Miesięcznie robię od kilku do kilkunastu tysięcy kilometrów samochodem. Czasami więcej niż kierowcy zawodowi. Dlatego postanowiłem przedstawić kilka moich trików, które pomagają mi przetrwać tę podróż, czasami łatwą i przyjemną, a czasami męczącą i trudną. Aktualnie loty dopiero zaczynają być wznawiane, ale wielu z nas wybiera się lub planuje wakacje właśnie samochodem.
Pogoda
Na to niestety nie mamy wpływu, ale warto wiedzieć jaki wpływ ma ona na nas. Gdy jedziemy w długą trasę możemy ruszać w ulewie lub śnieżycy, a kończyć w upale i ze słońcem. Zarówno jedno jak i drugie nie jest dobre dla nas. Największe zmęczenie odczujemy tuż przed ulewą. Ciśnienie powietrza jest niższe, a my stajemy się bardziej zmęczeni. Gdy zacznie padać zazwyczaj jesteśmy bardziej ożywieni. Natomiast długotrwałe opady deszczu też nie są dla nas dobre, ponieważ musimy się bardziej skupić na drodze, przez co po kilku godzinach jesteśmy bardzo wymęczeni. Jeśli mamy możliwość wyboru dnia lub chociaż godziny w której będziemy ruszać w trasę, warto zrobić to w godzinach porannych, lecz nie za późno i nie za wcześnie oraz w pogodzie, która najlepiej sprzyja naszemu samopoczuciu.
Muzyka
Dostosuj różnorodną muzykę, taką jak lubisz, ale może warto pomyśleć tez nad taką, której nie znosisz. Może warto posłuchać disco polo albo jakiegoś rockowego kawałka dla odmiany? Ja za kierownicą zawsze zmieniam gatunki, czasami słucham podcastu, a zaraz potem energicznych piosenek. Wszystko po to aby się nie zanudzić. Słuchając jednego zespołu ciągle przez 10 godzin, nawet jakby był to nasz ulubiony, prędzej czy później złapie nas zmęczenie.
Tereny/ trasa
Jeśli masz możliwość i czas to wybierz takie widoki na trasie, które Cię interesują, nawet jeśli byłoby do pokonania więcej kilometrów. Ja na przykład bardzo lubię góry i lasy, więc jeśli wiem, że gdzieś w okolicy są fajnie zadrzewione drogi lub trasy prowadzące przez pasmo górskie, staram się jechać tamtędy. Czasami nie mam możliwości wyboru i jadę autostradą, ale wtedy pamiętam o regularnych przerwach, o czym mowa w kolejnych punktach.

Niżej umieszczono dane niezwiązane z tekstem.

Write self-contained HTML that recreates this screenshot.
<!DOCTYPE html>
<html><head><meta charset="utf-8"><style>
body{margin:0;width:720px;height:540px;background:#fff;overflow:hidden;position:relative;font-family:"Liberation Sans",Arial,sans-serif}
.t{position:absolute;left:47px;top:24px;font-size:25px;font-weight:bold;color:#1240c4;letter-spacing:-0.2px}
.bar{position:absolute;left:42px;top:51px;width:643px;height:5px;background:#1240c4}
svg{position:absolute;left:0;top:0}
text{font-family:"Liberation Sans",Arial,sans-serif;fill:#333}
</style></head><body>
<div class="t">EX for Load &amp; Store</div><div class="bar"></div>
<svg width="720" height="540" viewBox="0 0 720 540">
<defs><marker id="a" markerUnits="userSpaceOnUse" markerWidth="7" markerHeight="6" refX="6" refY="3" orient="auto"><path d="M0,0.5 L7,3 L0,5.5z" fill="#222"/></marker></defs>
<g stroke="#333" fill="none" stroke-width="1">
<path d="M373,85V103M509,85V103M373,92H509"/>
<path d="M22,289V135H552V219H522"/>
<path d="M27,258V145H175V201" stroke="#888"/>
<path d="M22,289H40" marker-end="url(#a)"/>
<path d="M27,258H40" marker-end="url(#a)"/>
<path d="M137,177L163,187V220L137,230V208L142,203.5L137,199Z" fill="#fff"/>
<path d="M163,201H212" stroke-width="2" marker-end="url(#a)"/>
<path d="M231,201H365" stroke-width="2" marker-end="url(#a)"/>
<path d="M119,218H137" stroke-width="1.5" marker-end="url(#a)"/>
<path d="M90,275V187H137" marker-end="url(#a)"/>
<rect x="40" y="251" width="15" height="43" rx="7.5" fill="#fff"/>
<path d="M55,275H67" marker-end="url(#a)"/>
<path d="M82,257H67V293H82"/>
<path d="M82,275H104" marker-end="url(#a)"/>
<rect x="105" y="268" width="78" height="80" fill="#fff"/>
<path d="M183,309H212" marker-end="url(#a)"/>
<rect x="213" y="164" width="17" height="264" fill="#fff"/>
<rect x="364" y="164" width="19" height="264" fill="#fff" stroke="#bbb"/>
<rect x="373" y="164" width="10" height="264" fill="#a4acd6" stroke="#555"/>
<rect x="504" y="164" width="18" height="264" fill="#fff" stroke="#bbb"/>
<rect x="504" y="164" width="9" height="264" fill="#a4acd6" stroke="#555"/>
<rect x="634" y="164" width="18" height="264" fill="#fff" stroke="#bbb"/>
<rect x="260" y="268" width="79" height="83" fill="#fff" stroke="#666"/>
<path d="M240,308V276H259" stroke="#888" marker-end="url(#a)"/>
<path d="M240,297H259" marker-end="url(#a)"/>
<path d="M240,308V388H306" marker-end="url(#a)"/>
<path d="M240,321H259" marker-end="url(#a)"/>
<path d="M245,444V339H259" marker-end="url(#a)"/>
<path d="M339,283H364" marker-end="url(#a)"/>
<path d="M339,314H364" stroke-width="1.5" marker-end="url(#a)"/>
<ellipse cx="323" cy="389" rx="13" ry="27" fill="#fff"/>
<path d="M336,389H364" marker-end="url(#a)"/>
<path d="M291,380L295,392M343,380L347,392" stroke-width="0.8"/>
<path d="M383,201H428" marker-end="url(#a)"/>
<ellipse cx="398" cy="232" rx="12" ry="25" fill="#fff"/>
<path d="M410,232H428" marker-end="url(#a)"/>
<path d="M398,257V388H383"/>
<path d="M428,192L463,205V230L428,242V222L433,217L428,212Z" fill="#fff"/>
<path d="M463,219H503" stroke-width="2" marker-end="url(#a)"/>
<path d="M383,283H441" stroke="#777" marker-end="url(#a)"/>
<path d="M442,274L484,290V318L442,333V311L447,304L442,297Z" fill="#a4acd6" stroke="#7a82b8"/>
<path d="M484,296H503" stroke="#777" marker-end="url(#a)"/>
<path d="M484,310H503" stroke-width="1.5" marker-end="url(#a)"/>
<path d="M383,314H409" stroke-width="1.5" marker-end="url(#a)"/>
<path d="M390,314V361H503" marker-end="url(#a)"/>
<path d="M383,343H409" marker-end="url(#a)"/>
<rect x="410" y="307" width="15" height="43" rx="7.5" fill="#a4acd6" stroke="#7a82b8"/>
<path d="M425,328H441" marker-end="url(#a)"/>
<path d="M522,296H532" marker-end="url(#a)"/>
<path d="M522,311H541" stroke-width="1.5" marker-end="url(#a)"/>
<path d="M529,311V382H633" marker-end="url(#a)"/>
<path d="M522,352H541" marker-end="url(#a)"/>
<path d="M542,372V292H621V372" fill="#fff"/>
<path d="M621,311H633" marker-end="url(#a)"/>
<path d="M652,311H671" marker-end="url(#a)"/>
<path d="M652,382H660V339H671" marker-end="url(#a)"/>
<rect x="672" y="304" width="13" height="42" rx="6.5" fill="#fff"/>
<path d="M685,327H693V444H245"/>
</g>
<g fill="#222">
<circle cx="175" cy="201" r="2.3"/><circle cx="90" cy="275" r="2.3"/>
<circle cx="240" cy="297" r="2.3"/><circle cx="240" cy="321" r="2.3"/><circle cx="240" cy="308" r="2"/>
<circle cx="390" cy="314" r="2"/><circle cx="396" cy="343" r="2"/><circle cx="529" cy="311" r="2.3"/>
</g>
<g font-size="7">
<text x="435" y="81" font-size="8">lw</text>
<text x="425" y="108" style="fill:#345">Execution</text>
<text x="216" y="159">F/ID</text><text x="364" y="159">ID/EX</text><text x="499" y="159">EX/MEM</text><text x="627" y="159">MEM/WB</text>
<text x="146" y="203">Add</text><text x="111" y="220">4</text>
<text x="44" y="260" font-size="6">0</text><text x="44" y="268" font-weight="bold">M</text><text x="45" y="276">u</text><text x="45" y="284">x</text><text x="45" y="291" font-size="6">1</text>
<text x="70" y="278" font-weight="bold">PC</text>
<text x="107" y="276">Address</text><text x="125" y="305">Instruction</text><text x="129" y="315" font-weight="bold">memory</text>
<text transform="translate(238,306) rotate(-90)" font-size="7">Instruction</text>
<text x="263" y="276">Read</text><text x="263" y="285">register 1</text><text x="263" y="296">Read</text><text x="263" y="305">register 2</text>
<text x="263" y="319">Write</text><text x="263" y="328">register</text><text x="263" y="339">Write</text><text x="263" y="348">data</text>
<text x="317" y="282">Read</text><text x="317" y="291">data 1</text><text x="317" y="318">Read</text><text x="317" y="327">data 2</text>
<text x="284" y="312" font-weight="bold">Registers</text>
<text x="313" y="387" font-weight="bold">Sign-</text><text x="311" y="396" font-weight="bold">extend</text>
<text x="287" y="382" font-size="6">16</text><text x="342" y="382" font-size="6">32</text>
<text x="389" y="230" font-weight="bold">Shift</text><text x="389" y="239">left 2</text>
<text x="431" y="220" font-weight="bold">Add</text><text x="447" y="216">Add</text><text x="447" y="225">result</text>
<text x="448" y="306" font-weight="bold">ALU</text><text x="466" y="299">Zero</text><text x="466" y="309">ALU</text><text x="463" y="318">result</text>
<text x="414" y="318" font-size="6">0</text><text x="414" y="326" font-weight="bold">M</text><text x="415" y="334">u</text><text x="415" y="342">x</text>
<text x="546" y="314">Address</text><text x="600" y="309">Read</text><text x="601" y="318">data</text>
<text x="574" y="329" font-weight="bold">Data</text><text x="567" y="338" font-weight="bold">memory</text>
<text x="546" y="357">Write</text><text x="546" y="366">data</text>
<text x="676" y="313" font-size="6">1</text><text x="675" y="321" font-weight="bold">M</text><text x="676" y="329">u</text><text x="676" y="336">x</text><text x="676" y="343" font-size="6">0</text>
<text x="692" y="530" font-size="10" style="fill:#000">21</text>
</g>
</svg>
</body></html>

Rób je regularnie, tak często jak tylko czujesz zmęczenie. Czasami zdarza mi się robić przystanek nawet co godzinę. Niedługi, wystarczy wyjść z auta, rozprostować nogi i można znowu jechać dalej. Jeśli jednak po takiej przerwie dalej jest odczuwalne zmęczenie, nie mam wyboru, robię drzemkę w aucie. Czasami wystarczy 10-15 minut a od razu można poczuć się lepiej. Jeśli jednak i to nie wystarczy, to nie warto ryzykować, znajdź tani hotel i prześpij się. Czasem te 30 czy 50 zł może uratować Twoje życie, które myślę, że jest o wiele więcej warte niż jedna noc w hotelu 😊
Ja robię regularnie. Czasem planuję trasę tak, że nawet jak nie będę zmęczony to mogę zrobić sobie 15 minutową drzemkę. Może nam się wydawać, że jesteśmy wypoczęci, ale nasz organizm odmówi posłuszeństwa w najmniej oczekiwanym momencie. Warto zapobiec temu i stosować, krótkie drzemki. Nawet jeśli nie zdążymy zasnąć, to chociaż damy odpocząć naszym oczom i mózgowi.
Wiadomo, że kawa jest najlepszym przyjacielem w trasie. Warto więc zaopatrzyć się w termos lub kubek z ciepłą kawą ze stacji. Jednak pamiętaj że kawa nie zastąpi nieprzespanej nocy, a picie jej w dużych ilościach nie jest zdrowe dla naszego organizmu. Oprócz kawy polecam pić zwykłą wodę, raczej unikam napojów gazowanych, które mogą powodować ból brzucha.
- Nie rób tras dłuższych niż 1000km w ciągu jednego dnia
- Znajdź wygodną pozycję za kierownicą
- Rób przerwy co 3 godziny lub częściej
- Zabierz w trasę okulary przeciwsłoneczne
- Umyj przednią szybę przed podróżą
- Sprawdź płyny i światła w samochodzie
- Wyśpij się przed trasą
- Załóż wygodne buty
- Spakuj małe przekąski np. orzeszki lub kabanosy.